I want evolution taught because it's the best explanation for the observed facts; the fact that it inherently debunks the most toxic religious beliefs is just gravy.
Indeed.
It's taken some years to manufacture a generation of the World Socialist's version of the National Socialist Hitler Youths, but, they have done it. A relatively few number years from now these nasty little hardcore statist ignoramuses won't just be voting like mindless followers, they'll be running the show pretty much by themselves. At which point it's highly unlikely Americans (assuming there still is an America) will be fighting over what's being taught in their indoctrination centers..er.."schools."
It's not a far stretch from where we're at now to simply trusting, or at least knowing better than to question, the central planning authorities.
Young Pioneers, JG.
Time to go off topic to the only topic that matters for king and subject alike:
GO RAVENS!
As a Denver "fan" (i.e. LOSER), I have conveniently forgotten about anything "important" happening this weekend other than my own brain's destruction at the hands of vile IPAs.
The purpose of the American Public School system was primarily to indocrinate the Catholic Irish immigrants into becoming proper American Protestants. My have things changed!
The purpose of public schools everywhere is indocrination. Mostly in battles against the Catholic Church. Unfortunately many classical liberals supported these schools since they believed it would teach the kids to be proper liberals and to fight Catholicism.
You want some cheese with that whine, Gladhand?
So did I say anything incorrect? The public schools are clearly no longer interested in promoting mainline Protestantism since School prayer and the bible are banned.
And the classical liberals that supported said schools was clearly a mistake since government funded schools it turns out have an incentive to teach kids to love the government.
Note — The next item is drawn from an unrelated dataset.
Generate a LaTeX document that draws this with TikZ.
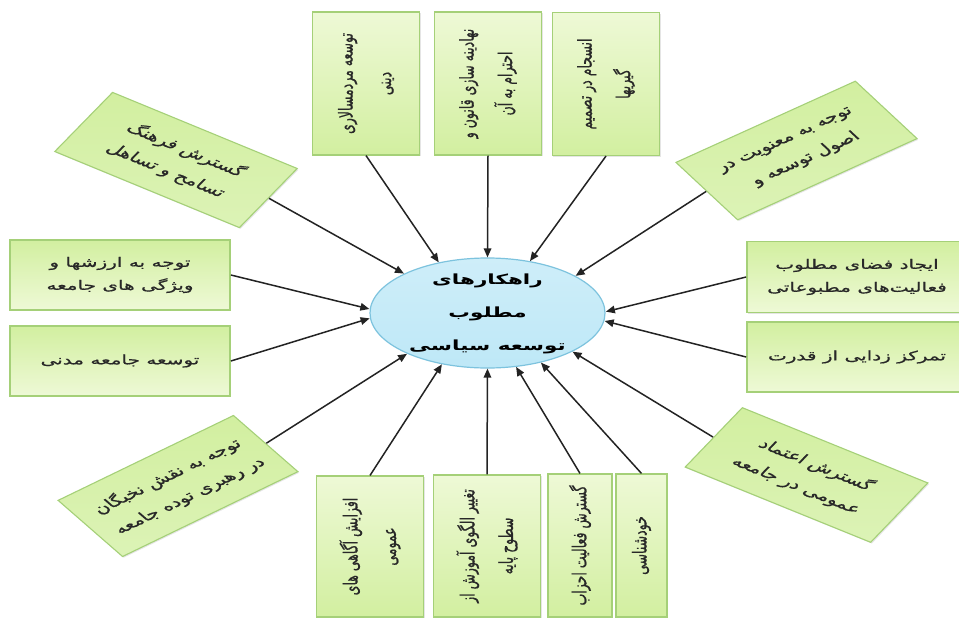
\documentclass[tikz,border=0pt]{standalone}
\usepackage{fontspec}
\TeXXeTstate=1
\newfontfamily\fa[Script=Arabic]{DejaVu Sans}
\newfontfamily\famedium[Script=Arabic, FakeBold=0.7]{DejaVu Sans}
\usetikzlibrary{shapes.geometric,arrows.meta,shadows}
\newcommand\pline[1]{\beginR #1\endR}
\definecolor{gdark}{RGB}{210,239,160}
\definecolor{glight}{RGB}{238,249,214}
\definecolor{gmid}{RGB}{220,243,182}
\definecolor{gborder}{RGB}{165,208,120}
\definecolor{efill}{RGB}{190,232,247}
\definecolor{eborder}{RGB}{125,195,222}
\definecolor{arrcol}{RGB}{35,35,35}
\definecolor{txt}{RGB}{40,40,40}
\tikzset{
  gbox/.style={draw=gborder, line width=1.1pt, align=center, text=txt, inner sep=1.5pt,
    drop shadow={opacity=0.2, shadow xshift=1.2pt, shadow yshift=-1.2pt}},
  hbox/.style={gbox, top color=gdark, bottom color=glight, minimum width=142.9pt, minimum height=70pt,
    font=\famedium\fontsize{13}{23}\selectfont},
  vbox/.style={gbox, rotate=90, top color=glight, bottom color=gdark, minimum width=143pt,
    font=\famedium\fontsize{12.5}{25}\selectfont},
  rbox/.style={gbox, top color=gdark, bottom color=gmid, minimum width=142pt, minimum height=70pt,
    font=\famedium\fontsize{13.5}{24}\selectfont},
  arr/.style={draw=arrcol, line width=1.5pt, -{Triangle[length=9pt,width=7.5pt]}},
}
\begin{document}
\begin{tikzpicture}[x=0.649351pt,y=-1pt]
\begin{scope}[xscale=1.54, transform shape]
\useasboundingbox (0,0) rectangle (959,619);
\clip (0,0) rectangle (959,619);
\fill[white] (0,0) rectangle (959,619);

% centre
\node[ellipse, draw=eborder, line width=1.2pt, top color=efill!75!white, bottom color=efill,
  minimum width=152.6pt, minimum height=110pt, inner sep=0pt] (ell) at (487.5,313) {};
\node[font=\fa\bfseries\fontsize{14}{33}\selectfont, align=center, text=black] (ellT) at (487.5,314)
  {\pline{راهکارهای}\\\pline{مطلوب}\\\pline{توسعه سیاسی}};

% left boxes
\node[hbox] (bL1) at (120,275) {\pline{توجه به ارزشها و}\\\pline{ویژگی های جامعه}};
\node[hbox] (bL2) at (120,361) {\pline{توسعه جامعه مدنی}};
% right boxes
\node[hbox, minimum height=71pt] (bR1) at (857,277) {\pline{ایجاد فضای مطلوب}\\\pline{فعالیت‌های مطبوعاتی}};
\node[hbox] (bR2) at (857,357) {\pline{تمرکز زدایی از قدرت}};

% top vertical boxes
\node[vbox, minimum height=70pt] (vT1) at (366,83.5) {\pline{توسعه مردمسالاری}\\\pline{دینی}};
\node[vbox, minimum height=70pt] (vT2) at (488,83.5) {\pline{نهادینه سازی قانون و}\\\pline{احترام به آن}};
\node[vbox, minimum height=70pt] (vT3) at (606,84) {\pline{انسجام در تصمیم}\\\pline{گیریها}};

% bottom vertical boxes
\node[vbox, minimum width=141pt, minimum height=70pt] (vB1) at (370,546.5) {\pline{افزایش آگاهی های}\\\pline{عمومی}};
\node[vbox, minimum width=142pt, minimum height=70pt] (vB2) at (487,546) {\pline{تغییر الگوی آموزش از}\\\pline{سطوح پایه}};
\node[vbox, minimum height=41.6pt] (vB3) at (580,545.5) {\pline{گسترش فعالیت احزاب}};
\node[vbox, minimum height=33.1pt] (vB4) at (641.5,545.5) {\pline{خودشناسی}};

% rotated boxes
\node[rbox, rotate=-32.4] (rTL) at (176,160) {\pline{گسترش فرهنگ}\\\pline{تسامح و تساهل}};
\node[rbox, rotate=34.9] (rTR) at (796.5,150.5) {\pline{توجه به معنویت در}\\\pline{اصول توسعه و}};
\node[rbox, rotate=-32] (rBR) at (806.5,475) {\pline{گسترش اعتماد}\\\pline{عمومی در جامعه}};
\node[rbox, rotate=36.7] (rBL) at (178,486) {\pline{توجه به نقش نخبگان}\\\pline{در رهبری توده جامعه}};
\end{scope}

% connectors
\draw[arr] (rTL.east) -- (ell.144.2);
\draw[arr] (vT1.west) -- (ell.122.7);
\draw[arr] (vT2.west) -- (ell.90);
\draw[arr] (vT3.west) -- (ell.62.3);
\draw[arr] (rTR.west) -- (ell.33.2);
\draw[arr] (bR1.west) -- (ell.1.5);
\draw[arr] (bR2.west) -- (ell.-6.6);
\draw[arr] (rBR.west) -- (ell.-35.9);
\draw[arr] (vB4.east) -- (ell.-55.9);
\draw[arr] (vB3.east) -- (ell.-71.2);
\draw[arr] (vB2.east) -- (ell.-90);
\draw[arr] (vB1.east) -- (ell.-120.9);
\draw[arr] (rBL.east) -- (ell.-142.2);
\draw[arr] (bL2.east) -- (ell.-176.3);
\draw[arr] (bL1.east) -- (ell.177.8);
\end{tikzpicture}
\end{document}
You say: "There are persons who lack education," and you turn to the law. But the law is not, in itself, a torch of learning which shines its light abroad. The law extends over a society where some persons have knowledge and others do not; where some citizens need to learn, and others can teach. In this matter of education, the law has only two alternatives: It can permit this transaction of teaching?and?learning to operate freely and without the use of force, or it can force human wills in this matter by taking from some of them enough to pay the teachers who are appointed by government to instruct others, without charge. But in this second case, the law commits legal plunder by violating liberty and property.
In creating a monopoly of education, the government must answer to the hopes of the fathers of families who have thus been deprived of their liberty; and if these hopes are shattered, whose fault is it?
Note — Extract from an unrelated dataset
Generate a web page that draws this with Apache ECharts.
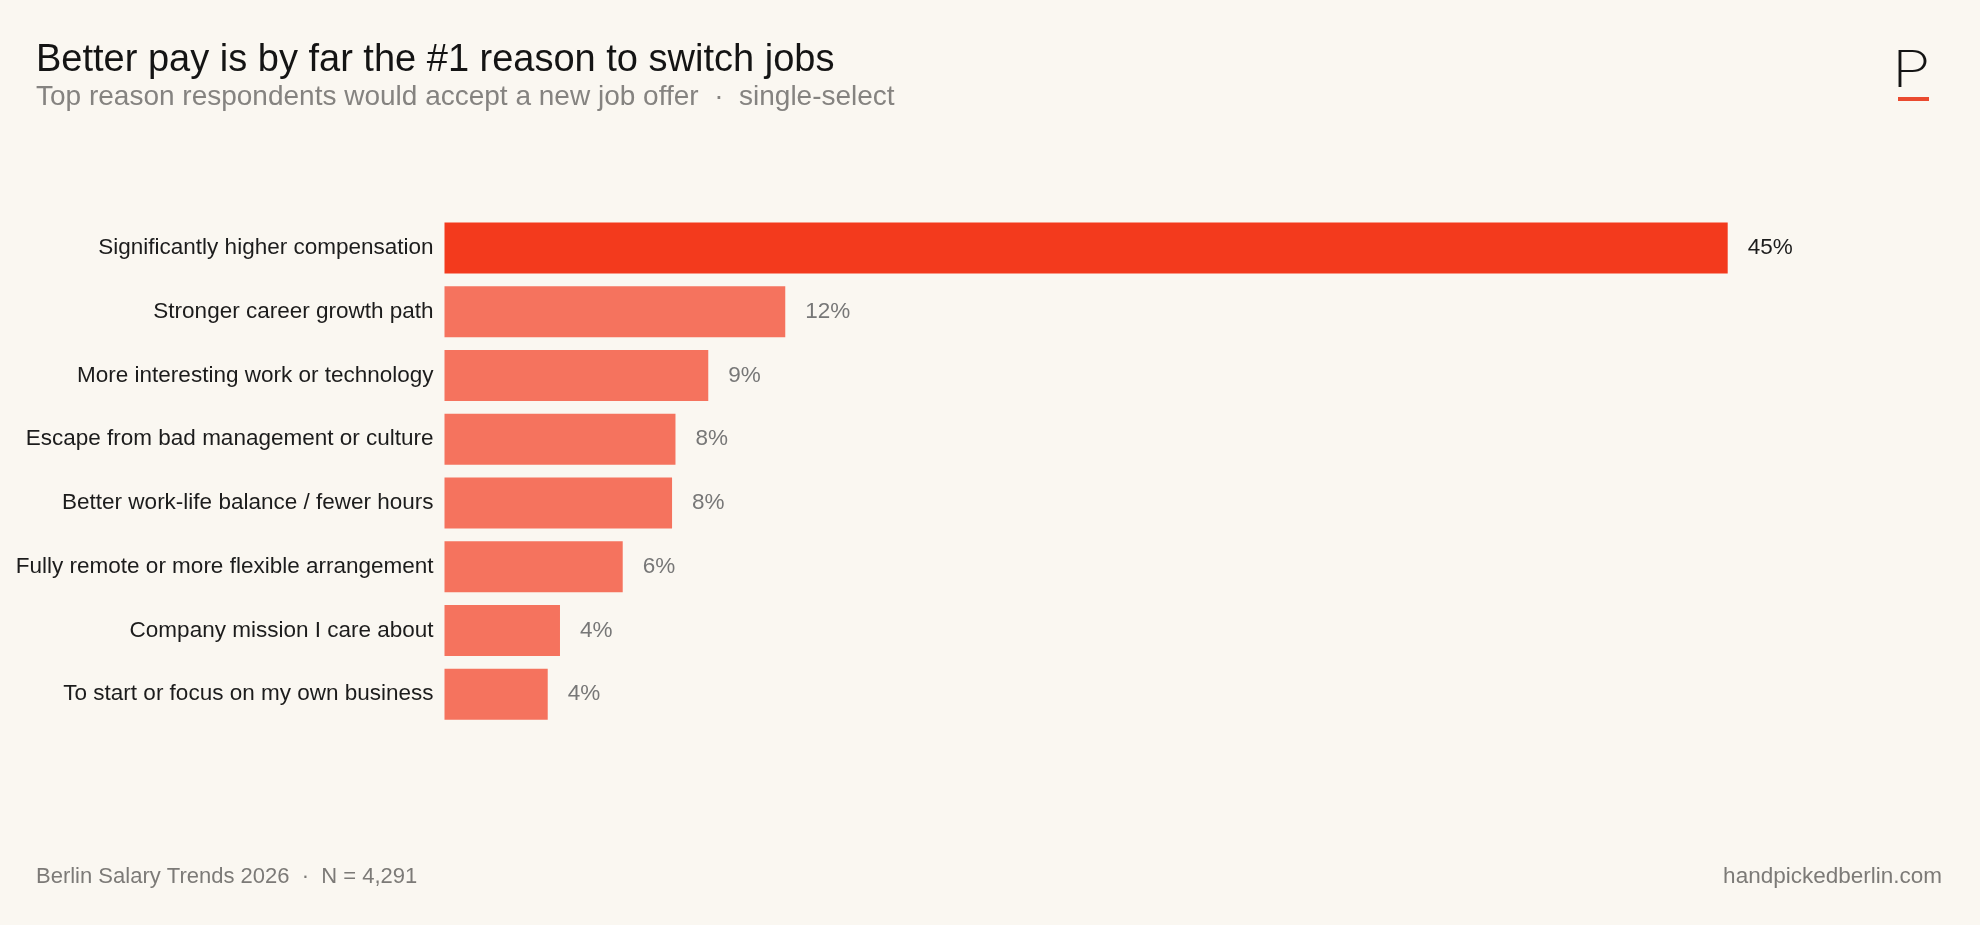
<!DOCTYPE html>
<html lang="en">
<head>
    <meta charset="UTF-8">
    <title>Reasons to switch jobs</title>
    <style>
        html, body { margin: 0; padding: 0; background: #faf7f1; }
        #chart { width: 1980px; height: 925px; }
    </style>
    <script src="https://cdn.jsdelivr.net/npm/echarts@6/dist/echarts.min.js"></script>
</head>
<body>
    <div id="chart"></div>
    <script>
        // data
        var reasons = [
            'Significantly higher compensation',
            'Stronger career growth path',
            'More interesting work or technology',
            'Escape from bad management or culture',
            'Better work-life balance / fewer hours',
            'Fully remote or more flexible arrangement',
            'Company mission I care about',
            'To start or focus on my own business'
        ];
        var shares = [45.0, 11.95, 9.25, 8.1, 7.98, 6.25, 4.05, 3.62];

        var font = '"Liberation Sans", Arial, sans-serif';
        var chart = echarts.init(document.getElementById('chart'));

        var option = {
            backgroundColor: '#faf7f1',
            animation: false,
            grid: {
                left: 444.5,
                right: 252.3,
                top: 216,
                bottom: 199
            },
            xAxis: {
                type: 'value',
                min: 0,
                max: 45,
                show: false
            },
            yAxis: {
                type: 'category',
                data: reasons,
                inverse: true,
                axisLine: { show: false },
                axisTick: { show: false },
                axisLabel: {
                    margin: 11,
                    fontFamily: font,
                    fontSize: 22.5,
                    color: '#1c1c1c'
                }
            },
            series: [{
                type: 'bar',
                barWidth: 51,
                data: shares.map(function (v, i) {
                    return {
                        value: v,
                        itemStyle: { color: i === 0 ? '#f33a1d' : '#f5735e' },
                        label: { color: i === 0 ? '#1c1c1c' : '#777777' }
                    };
                }),
                label: {
                    show: true,
                    position: 'right',
                    distance: 20,
                    fontFamily: font,
                    fontSize: 22.5,
                    formatter: function (p) { return Math.round(p.value) + '%'; }
                }
            }],
            graphic: [
                // title + subtitle
                {
                    type: 'text', x: 36, y: 61,
                    style: { text: 'Better pay is by far the #1 reason to switch jobs', font: '38px ' + font, fill: '#141414', verticalAlign: 'middle' }
                },
                {
                    type: 'text', x: 36, y: 97,
                    style: { text: 'Top reason respondents would accept a new job offer  \u00b7  single-select', font: '28px ' + font, fill: '#858380', verticalAlign: 'middle' }
                },
                // logo
                {
                    type: 'text', x: 1892, y: 72, scaleX: 1.25,
                    style: { text: 'P', font: '200 50px Inter, "Open Sans", sans-serif', fill: '#141414', verticalAlign: 'middle' }
                },
                {
                    type: 'rect', shape: { x: 1898, y: 97, width: 31, height: 4 },
                    style: { fill: '#ea4a2f' }
                },
                // footer
                {
                    type: 'text', x: 36, y: 877,
                    style: { text: 'Berlin Salary Trends 2026  \u00b7  N = 4,291', font: '22px ' + font, fill: '#7c7a77', verticalAlign: 'middle' }
                },
                {
                    type: 'text', x: 1942, y: 877,
                    style: { text: 'handpickedberlin.com', font: '22.5px ' + font, fill: '#7c7a77', align: 'right', verticalAlign: 'middle' }
                }
            ]
        };

        chart.setOption(option);
    </script>
</body>
</html>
Since American schools apparently cannot even teach the basics competently anymore, whatever else they do is of secondary importance. It's much easier for a parent to overcome a bunch of social studies bullshit than it is to go back and correct poor instruction in language and mathematics.
Really? Contrast showing your kids how the binomial theorem works with convincing them that, contrary to their social studies book, people are better off with free markets than under an all encompassing welfare state.
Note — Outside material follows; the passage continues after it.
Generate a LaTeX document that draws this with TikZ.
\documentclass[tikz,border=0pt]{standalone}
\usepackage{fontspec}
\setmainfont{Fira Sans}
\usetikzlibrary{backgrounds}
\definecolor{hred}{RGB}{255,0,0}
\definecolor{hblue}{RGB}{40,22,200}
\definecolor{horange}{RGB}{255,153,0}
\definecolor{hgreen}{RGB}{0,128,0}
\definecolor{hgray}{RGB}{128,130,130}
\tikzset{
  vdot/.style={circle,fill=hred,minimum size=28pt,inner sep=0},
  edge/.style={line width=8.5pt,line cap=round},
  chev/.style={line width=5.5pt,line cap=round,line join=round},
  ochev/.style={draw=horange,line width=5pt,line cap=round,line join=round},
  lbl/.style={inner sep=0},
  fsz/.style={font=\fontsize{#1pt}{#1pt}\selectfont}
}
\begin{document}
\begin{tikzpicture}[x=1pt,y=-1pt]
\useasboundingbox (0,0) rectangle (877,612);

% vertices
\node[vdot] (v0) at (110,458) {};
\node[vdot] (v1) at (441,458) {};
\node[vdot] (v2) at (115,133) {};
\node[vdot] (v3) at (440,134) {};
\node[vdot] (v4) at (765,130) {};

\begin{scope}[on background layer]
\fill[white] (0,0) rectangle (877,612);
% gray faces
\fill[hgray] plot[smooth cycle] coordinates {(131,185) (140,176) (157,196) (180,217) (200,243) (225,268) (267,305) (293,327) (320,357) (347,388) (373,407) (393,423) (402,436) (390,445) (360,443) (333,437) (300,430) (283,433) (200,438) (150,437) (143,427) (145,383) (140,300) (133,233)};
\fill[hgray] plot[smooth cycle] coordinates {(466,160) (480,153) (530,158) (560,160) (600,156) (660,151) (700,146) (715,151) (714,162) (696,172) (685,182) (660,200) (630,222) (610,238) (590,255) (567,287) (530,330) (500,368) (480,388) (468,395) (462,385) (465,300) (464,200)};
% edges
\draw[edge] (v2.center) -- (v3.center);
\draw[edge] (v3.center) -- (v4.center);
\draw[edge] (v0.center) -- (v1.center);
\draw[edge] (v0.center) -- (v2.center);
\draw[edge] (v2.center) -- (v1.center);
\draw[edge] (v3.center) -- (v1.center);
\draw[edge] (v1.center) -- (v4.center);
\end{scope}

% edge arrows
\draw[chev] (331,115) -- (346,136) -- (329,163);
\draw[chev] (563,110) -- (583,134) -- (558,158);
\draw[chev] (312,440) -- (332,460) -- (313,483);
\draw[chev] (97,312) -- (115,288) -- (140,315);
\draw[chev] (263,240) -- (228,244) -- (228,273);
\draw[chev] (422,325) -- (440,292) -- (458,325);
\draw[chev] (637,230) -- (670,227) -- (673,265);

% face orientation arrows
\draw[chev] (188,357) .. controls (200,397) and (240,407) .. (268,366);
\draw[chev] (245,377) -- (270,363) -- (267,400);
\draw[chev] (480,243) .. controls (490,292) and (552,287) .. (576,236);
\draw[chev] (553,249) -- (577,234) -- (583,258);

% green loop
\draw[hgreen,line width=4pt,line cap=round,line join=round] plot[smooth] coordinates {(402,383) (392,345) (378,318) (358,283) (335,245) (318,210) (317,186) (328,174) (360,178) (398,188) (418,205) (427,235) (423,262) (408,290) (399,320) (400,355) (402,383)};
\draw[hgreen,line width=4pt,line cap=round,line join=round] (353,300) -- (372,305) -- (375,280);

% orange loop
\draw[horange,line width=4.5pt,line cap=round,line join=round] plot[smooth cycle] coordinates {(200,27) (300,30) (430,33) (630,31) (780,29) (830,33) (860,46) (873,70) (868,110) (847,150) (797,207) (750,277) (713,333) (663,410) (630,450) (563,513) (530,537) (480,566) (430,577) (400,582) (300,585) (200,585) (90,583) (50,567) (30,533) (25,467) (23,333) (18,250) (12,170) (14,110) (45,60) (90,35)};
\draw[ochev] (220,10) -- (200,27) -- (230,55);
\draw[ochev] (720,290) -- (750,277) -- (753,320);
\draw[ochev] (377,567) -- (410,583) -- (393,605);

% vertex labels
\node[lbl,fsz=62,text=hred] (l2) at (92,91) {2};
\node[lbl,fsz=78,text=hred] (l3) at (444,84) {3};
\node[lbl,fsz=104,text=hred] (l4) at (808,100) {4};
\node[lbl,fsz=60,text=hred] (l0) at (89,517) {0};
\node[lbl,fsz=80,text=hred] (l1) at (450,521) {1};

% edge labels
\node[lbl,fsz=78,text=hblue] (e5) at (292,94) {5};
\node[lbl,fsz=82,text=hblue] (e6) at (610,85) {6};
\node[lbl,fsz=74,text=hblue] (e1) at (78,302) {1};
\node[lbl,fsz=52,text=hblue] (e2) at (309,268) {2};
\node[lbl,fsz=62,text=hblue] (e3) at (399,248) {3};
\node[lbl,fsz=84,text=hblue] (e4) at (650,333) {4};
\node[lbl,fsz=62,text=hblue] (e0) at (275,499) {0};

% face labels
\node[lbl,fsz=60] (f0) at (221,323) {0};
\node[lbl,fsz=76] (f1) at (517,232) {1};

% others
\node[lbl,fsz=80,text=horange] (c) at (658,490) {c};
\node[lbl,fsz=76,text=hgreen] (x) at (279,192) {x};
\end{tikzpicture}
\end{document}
Math is easy, social studies is hard.
I'm a language guy. Math is not easy for me. Especially since I haven't actually performed feats of algebra for about 30 years.
The thing about algebra (at least at the high school level) is that you can easily prove correctness, making argumentation unnecessary.
Much harder to counter government-sponsored social studies propaganda.
The "common values" trope seems at odds with the usual progressive gripe that entertainment and food are so bland and commercialized and nationalized that the whole country has been homogenized.
Once everyone is homogenized in the right way then things will be perfect.
So... are you a pirate, or a leprechaun?
I was going to go with Popeye, but the rest of the post was written well enough that I didn't.